Auch in Mittelamerika: El Salvador, Guatemala und Nikaragua fanden in den 80er Jahren des 20. Jahrhunderts Bürgerkriege statt. Diese konnten am Ende mehr oder weniger zufriedenstellend friedlich geregelt werden. 

Kolumbien benötigt ein Ende der Gewalt und der Menschenrechtsverletzungen. Beide Seiten - FARC und die Regierung - müssen die Menschenrechte respektieren. 
In den Gesprächen, die ich mit Vertretern der FARC und der kolumbianischen Regierung führte, habe ich auch diese Überzeugung beiden Seiten mitgeteilt. Der FARC habe ich gesagt, dass ich Geiselnahmen für grundlegend falsch halte und die Geiseln freigelassen werden müssen. 

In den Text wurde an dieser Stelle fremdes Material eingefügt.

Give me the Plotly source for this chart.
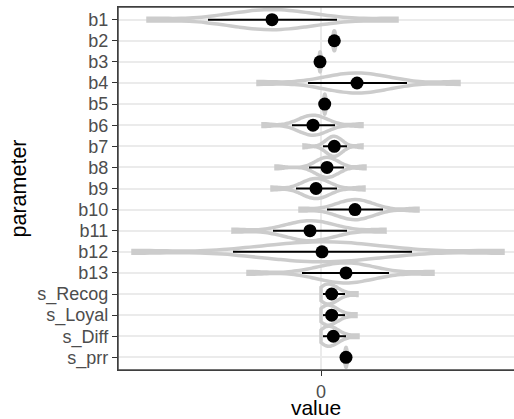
import plotly.graph_objects as go

# ---- data ----
parameters = ["b1", "b2", "b3", "b4", "b5", "b6", "b7", "b8", "b9", "b10",
              "b11", "b12", "b13", "s_Recog", "s_Loyal", "s_Diff", "s_prr"]

point_est = [-0.49, 0.133, -0.01, 0.36, 0.037, -0.08, 0.133, 0.06, -0.05, 0.34,
             -0.11, 0.01, 0.25, 0.107, 0.107, 0.123, 0.25]
interval_lo = [-1.13, 0.12, -0.02, -0.13, 0.025, -0.29, 0.02, -0.12, -0.25, 0.06,
               -0.48, -0.88, -0.19, 0.02, 0.02, 0.02, 0.23]
interval_hi = [0.16, 0.145, 0.00, 0.86, 0.05, 0.14, 0.26, 0.23, 0.16, 0.62,
               0.26, 0.91, 0.68, 0.24, 0.24, 0.25, 0.27]

# posterior draws (summarised) per parameter
draws_b1 = [-1.73, -1.06, -0.87, -0.76, -0.67, -0.60, -0.52, -0.46, -0.39, -0.31, -0.22, -0.11, 0.08, 0.76]
draws_b2 = [0.115, 0.121, 0.124, 0.126, 0.128, 0.130, 0.132, 0.134, 0.136, 0.138, 0.140, 0.142, 0.145, 0.15]
draws_b3 = [-0.025, -0.019, -0.016, -0.014, -0.012, -0.011, -0.010, -0.009, -0.008, -0.006, -0.004, -0.002, 0.001, 0.005]
draws_b4 = [-0.63, -0.08, 0.07, 0.16, 0.22, 0.28, 0.335, 0.385, 0.44, 0.50, 0.565, 0.65, 0.80, 1.38]
draws_b5 = [0.02, 0.027, 0.030, 0.032, 0.034, 0.036, 0.037, 0.038, 0.040, 0.042, 0.044, 0.046, 0.049, 0.055]
draws_b6 = [-0.58, -0.27, -0.21, -0.17, -0.14, -0.115, -0.09, -0.07, -0.045, -0.02, 0.01, 0.05, 0.11, 0.41]
draws_b7 = [-0.17, 0.025, 0.06, 0.08, 0.095, 0.11, 0.125, 0.135, 0.15, 0.165, 0.18, 0.20, 0.235, 0.41]
draws_b8 = [-0.45, -0.09, -0.04, -0.01, 0.01, 0.03, 0.05, 0.07, 0.09, 0.11, 0.13, 0.16, 0.21, 0.44]
draws_b9 = [-0.49, -0.23, -0.17, -0.135, -0.11, -0.085, -0.06, -0.04, -0.015, 0.01, 0.035, 0.07, 0.13, 0.43]
draws_b10 = [-0.21, 0.09, 0.175, 0.225, 0.26, 0.295, 0.325, 0.355, 0.385, 0.42, 0.455, 0.505, 0.59, 0.97]
draws_b11 = [-0.88, -0.44, -0.33, -0.26, -0.21, -0.17, -0.13, -0.09, -0.05, -0.005, 0.045, 0.11, 0.22, 0.64]
draws_b12 = [-1.88, -0.78, -0.52, -0.36, -0.24, -0.14, -0.035, 0.055, 0.155, 0.26, 0.38, 0.535, 0.80, 1.82]
draws_b13 = [-0.73, -0.13, 0.0, 0.07, 0.13, 0.18, 0.23, 0.27, 0.32, 0.37, 0.43, 0.505, 0.635, 1.12]
draws_s_Recog = [0.00, 0.01, 0.025, 0.04, 0.055, 0.07, 0.085, 0.10, 0.115, 0.13, 0.15, 0.18, 0.23, 0.36]
draws_s_Loyal = [0.00, 0.01, 0.025, 0.04, 0.055, 0.07, 0.085, 0.10, 0.115, 0.13, 0.15, 0.18, 0.23, 0.35]
draws_s_Diff = [0.00, 0.012, 0.03, 0.045, 0.06, 0.075, 0.09, 0.105, 0.12, 0.135, 0.155, 0.185, 0.235, 0.37]
draws_s_prr = [0.23, 0.238, 0.241, 0.244, 0.246, 0.248, 0.249, 0.251, 0.252, 0.254, 0.256, 0.258, 0.261, 0.266]

all_draws = [draws_b1, draws_b2, draws_b3, draws_b4, draws_b5, draws_b6, draws_b7,
             draws_b8, draws_b9, draws_b10, draws_b11, draws_b12, draws_b13,
             draws_s_Recog, draws_s_Loyal, draws_s_Diff, draws_s_prr]

FONT = "Liberation Sans, Arial, sans-serif"
fig = go.Figure()

for name, d in zip(parameters, all_draws):
    fig.add_trace(go.Violin(
        x=d, y=[name] * len(d), name=name, orientation="h",
        spanmode="hard", side="both", width=0.95, scalemode="width",
        points=False, line=dict(color="#cccccc", width=3.5),
        fillcolor="rgba(0,0,0,0)", showlegend=False, hoverinfo="skip",
        box=dict(visible=False), meanline=dict(visible=False),
    ))

fig.add_trace(go.Scatter(
    x=point_est, y=parameters, mode="markers",
    marker=dict(color="black", size=13),
    error_x=dict(type="data", symmetric=False,
                 array=[h - p for h, p in zip(interval_hi, point_est)],
                 arrayminus=[p - l for l, p in zip(interval_lo, point_est)],
                 color="black", thickness=2, width=0),
    showlegend=False,
))

# panel border (ggplot theme_bw style)
fig.add_shape(type="rect", xref="paper", yref="paper", x0=0, x1=1.01, y0=0, y1=1,
              line=dict(color="#444444", width=1.5), fillcolor="rgba(0,0,0,0)",
              layer="above")

fig.update_layout(
    width=514, height=419,
    margin=dict(l=118, r=0, t=7, b=49),
    paper_bgcolor="white", plot_bgcolor="white",
    violinmode="overlay",
    font=dict(family=FONT),
)
fig.update_xaxes(
    range=[-2.03, 1.93], tickmode="array", tickvals=[0], ticktext=["0"],
    showgrid=True, gridcolor="#ebebeb", gridwidth=1.5, zeroline=False,
    showline=True, linecolor="#333333", linewidth=1.2, mirror=True,
    ticks="outside", ticklen=5, tickcolor="#333333", tickwidth=1.2,
    tickfont=dict(size=18, color="#4d4d4d", family=FONT),
    title=dict(text="value", font=dict(size=21, color="black", family=FONT), standoff=8),
    automargin=False,
)
fig.update_yaxes(
    categoryorder="array", categoryarray=parameters, range=[16.6, -0.6],
    tickmode="array", tickvals=parameters, ticktext=parameters,
    showgrid=True, gridcolor="#ebebeb", gridwidth=1.5, zeroline=False,
    showline=True, linecolor="#333333", linewidth=1.2, mirror=False,
    ticks="outside", ticklen=5, tickcolor="#333333", tickwidth=1.2,
    tickfont=dict(size=18, color="#4d4d4d", family=FONT),
    title=dict(text="parameter", font=dict(size=21.5, color="black", family=FONT), standoff=4),
    automargin=False,
)

fig.write_html("out.html", config={"displayModeBar": False},
               post_script="document.body.style.margin='0';")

Der Konflikt in Kolumbien ist brandgefährlich. Er wirkt bereits weit über Kolumbien hinaus und ist Ursache für regionale Spannungen. Als erstes sollten beide Seiten eine Waffenruhe vereinbaren und mit einem Gefangenenaustausch beginnen. Die FARC ist dazu bereit. FARC und Regierung müssen auch über die zukünftige demokratische Gestalt des Landes verhandeln. Seit der Präsidentschaft von Uribe hat sich die Lage in Kolumbien zugespitzt. Die Regierung Uribe erweckt nicht den Eindruck, als wolle sie den Konflikt friedlich lösen. Im Gegenteil, sie heizt ihn an. Sie hat sich darauf festgelegt, den Konflikt militärisch und nicht durch Verhandlungen zu lösen. Dafür erhielt sie grünes Licht von der Bush-Regierung in den USA. 

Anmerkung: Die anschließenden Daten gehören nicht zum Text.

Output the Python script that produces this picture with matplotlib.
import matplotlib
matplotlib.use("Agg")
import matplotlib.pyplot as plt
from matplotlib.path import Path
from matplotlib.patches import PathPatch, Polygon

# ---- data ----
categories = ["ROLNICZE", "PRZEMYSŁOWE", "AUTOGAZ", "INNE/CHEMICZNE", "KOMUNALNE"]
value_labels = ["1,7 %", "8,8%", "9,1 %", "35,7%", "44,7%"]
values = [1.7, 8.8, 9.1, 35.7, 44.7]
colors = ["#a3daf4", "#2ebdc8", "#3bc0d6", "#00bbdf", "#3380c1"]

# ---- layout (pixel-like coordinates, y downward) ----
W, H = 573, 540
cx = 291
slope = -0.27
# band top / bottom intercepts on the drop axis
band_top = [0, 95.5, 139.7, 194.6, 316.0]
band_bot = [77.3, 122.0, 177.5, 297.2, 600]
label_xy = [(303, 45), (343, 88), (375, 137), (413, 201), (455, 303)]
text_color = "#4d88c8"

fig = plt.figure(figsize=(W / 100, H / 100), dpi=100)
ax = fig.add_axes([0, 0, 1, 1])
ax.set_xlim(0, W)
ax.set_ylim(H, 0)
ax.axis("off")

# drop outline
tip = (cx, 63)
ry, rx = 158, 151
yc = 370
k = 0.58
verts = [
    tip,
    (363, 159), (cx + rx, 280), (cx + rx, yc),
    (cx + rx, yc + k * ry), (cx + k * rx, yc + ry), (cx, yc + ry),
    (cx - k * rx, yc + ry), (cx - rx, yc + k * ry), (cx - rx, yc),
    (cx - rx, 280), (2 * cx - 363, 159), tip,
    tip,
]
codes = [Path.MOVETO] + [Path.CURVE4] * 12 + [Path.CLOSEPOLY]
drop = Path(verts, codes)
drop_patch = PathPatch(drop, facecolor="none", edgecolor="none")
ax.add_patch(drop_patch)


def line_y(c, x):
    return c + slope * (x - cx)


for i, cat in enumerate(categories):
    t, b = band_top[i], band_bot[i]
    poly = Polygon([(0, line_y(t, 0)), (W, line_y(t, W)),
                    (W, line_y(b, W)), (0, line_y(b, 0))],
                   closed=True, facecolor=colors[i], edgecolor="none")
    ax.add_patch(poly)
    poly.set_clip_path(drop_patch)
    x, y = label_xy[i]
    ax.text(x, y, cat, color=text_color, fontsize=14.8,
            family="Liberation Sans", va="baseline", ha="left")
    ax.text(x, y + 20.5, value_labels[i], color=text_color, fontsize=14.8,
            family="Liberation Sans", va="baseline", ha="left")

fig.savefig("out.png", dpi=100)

Auch die Bundesregierung, insbesondere die CDU, sieht in Uribe einen Schlüsselpartner in Lateinamerika und stützt letztlich dessen menschenrechtsfeindliche Politik. Obwohl Uribe die Auflösung der Paramilitärs versprach, setzen deren Todesschwadrone ihre Mordaktionen fort. Menschenrechtsorganisationen aus Kolumbien sagen, dass dies mit Tolerierung der Regierung geschehe. Tagtäglich finden politische Morde statt. Weiterhin werden Bauern eingeschüchtert und von ihren Ländereien vertrieben. Nun geht es nicht nur um Flächen für den Coca-Anbau, den sich die Großgrundbesitzer aneignen wollen, sondern auch um den Anbau von Pflanzen zum Zweck der Produktion regenerativer Brennstoffe. Letzteres ist zum großen Geschäft geworden. 
Studenten, Gewerkschafter und Vertreter von Menschenrechtsorganisationen sowie fortschrittlicher Parteien sind nach wie vor Opfer von Verfolgungen. Dies alles muss beendet werden!
Für glaubwürdige, ernsthafte Friedensinitiativen muss die FARC in den Friedensprozess eingebunden werden. Sonst wird es keine friedliche Perspektive der Konfliktregulierung in Kolumbien geben. Aber kein FARC-Vertreter kann in Europa Gespräche führen, solange ihm Verhaftung droht. Europa kann nur dann als – neutraler - Mediator in diesen Prozess eingreifen, wenn es die FARC von der Terrorliste streicht.